April 20th, the Office of Civil Rights (OCR) announced a$750,000 HIPAA Privacy Rule settlement with an orthopedic practice that failed to enter a business associate agreement (BAA) with a business associate. A breach report revealed that the orthopedic practice gave x-ray information for more than 17,000 patients to a company that transfers x-ray images to electronic media, and then harvests the silver on the x-ray films. The problem with this arrangement is that the electronic media company had access to the practice’s PHI – and yet there was not a business associate agreement in place. While we don’t know how this particular problem happened, often these types of HIPAA violations occur when officers and managers work without talking to each other. For example, a new employee in the medical records department releases records without a proper authorization, because they didn’t think to ask the Privacy Officer what to do. Or, IT and the Administrator decide to buy new computers, without discussing encryption and other security measures with the Security Officer. Or, a department head sends PHI out for storage or processing without asking the Privacy Officer for a BAA. What You Can Do:
- Remove Communication Barriers. Structure your contracting and purchasing process so that your Privacy and Security Officers have a seat at the table BEFORE decisions are made. Likewise, recognize that individuals making changes to technology or processes need to communicate changes to your HIPAA and compliance officers, so risk can be assessed and management programs can be implemented.

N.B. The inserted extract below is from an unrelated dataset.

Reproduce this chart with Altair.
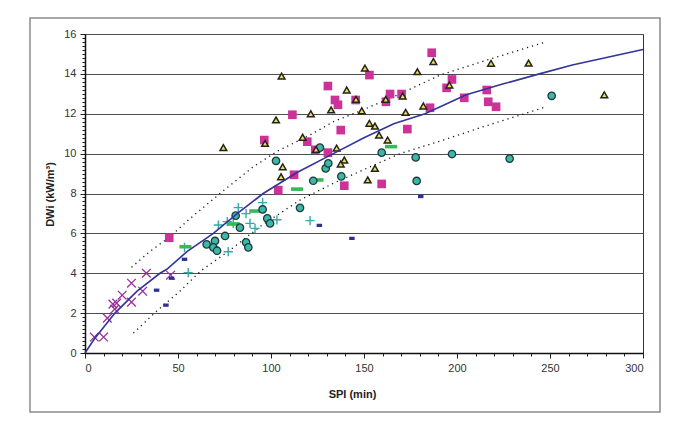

- Use your compliance committee meetings wisely. Does your compliance committee meet quarterly, and listen while the compliance officer reads the meeting agenda? If there’s no discussion, you have a missed opportunity. Use these meetings to share information about emerging risks and upcoming contracts and deals. By getting committee members in the habit of including each other in big decisions, you can avoid costly communication breakdowns.
- Implement a BAA management system. Are you confident that all business associates have an up-to-date BAA in place? There should be a spreadsheet inventory of every business associate, and the date the BAA was in place. Also use a business associate due diligence process to monitor business associates’ HIPAA practices and ensure your PHI is safe.